A reconstruction of the Operation Gunnerside team planting explosives to destroy the cascade of electrolysis chambers in the Vemork heavy water (deuterium) plant. (Photo: Hallvard Straume, Public domain, via Wikimedia Commons)

On February 16, 1943, the group jumped under cover of snowfall at midnight, led by Joachim Ronneberg. They successfully landed without being detected by the Gestapo. After five days, they reconnected with the Swallow group.

On February 27, the group began their raid on the Vemork plant. As written by Neal Bascomb, author of  “The Winter Fortress: The Epic Mission to Sabotage Hitler’s Atomic Bomb,”

They have three options: they can come down from the mountains above the plant, which is littered with minefields; they can cross the single-lane suspension bridge, which is closely guarded; or they can descend to the bottom of the valley across a half-frozen river and climb a 500-foot-high cliff. They decide to climb the cliff, in the middle of the night, in the middle of winter!

Fortunately, Ronneberg had purchased metal cutters in Cambridge during his day off and brought them. The cutters made it easy to get through the plant’s side gate fence without taking much time and making much noise.

Once in, they split into two groups: a four-man explosives group and a five-man cover squad. The explosives group managed to enter through an access tunnel found by Ronneberg. As he recalled,

Getting inside I was quite certain that the rest of the party would follow me, but only one chap came. The other ones hadn’t found the entrance to the tunnel. Therefore we decided we would have to do it ourselves and started laying out the charges.

They then placed two strings of explosive charges just right beside the heavy water production cells. To make sure that they would not fail, Ronneberg decided to shorten the fuses so it would only take 30 seconds instead of two minutes before they exploded. In that way, they would still have enough time to escape and, at the same time, hear the explosion.
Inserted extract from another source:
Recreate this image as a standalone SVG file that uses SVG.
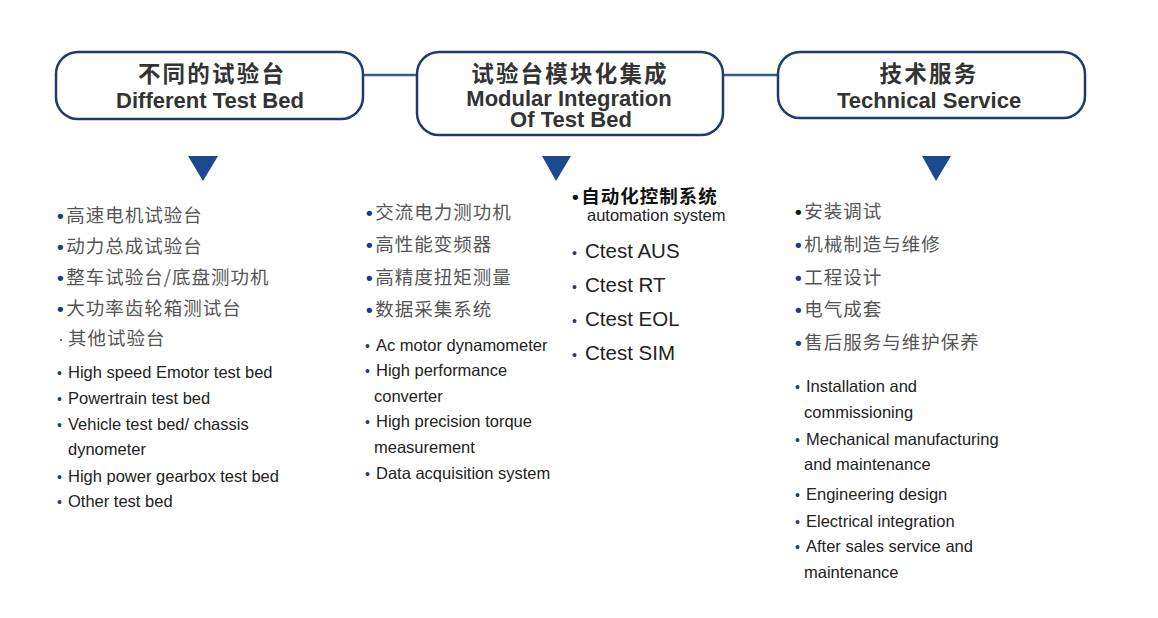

HM King Haakon VII of Norway at the premiere of the film Kampen om tungtvannet (Operation Swallow: The Battle for Heavy Water) at Klingenberg kino in Oslo. Soldiers in uniform, from the left: Knut Haukelid, Joachim Rønneberg, Jens Anton Poulsson shaking hands with the king, Kasper Idland. (Leif Ørnelund CC BY-SA 4.0, via Wikimedia Commons)

After hearing the explosion that confirmed the success of their mission, they fleed the plant and reconnected with the cover squad before they all skied toward Rjukan, traveling more than 200 miles to Sweden. They then split up and spread out throughout the plateau to make it hard for the German search and pursuit group to find them. As a result, no one was killed or captured.

As General Nikolaus von Falkenhorst described Operation Gunnerside after seeing the damage to the water facilities, it was “the most splendid coup.”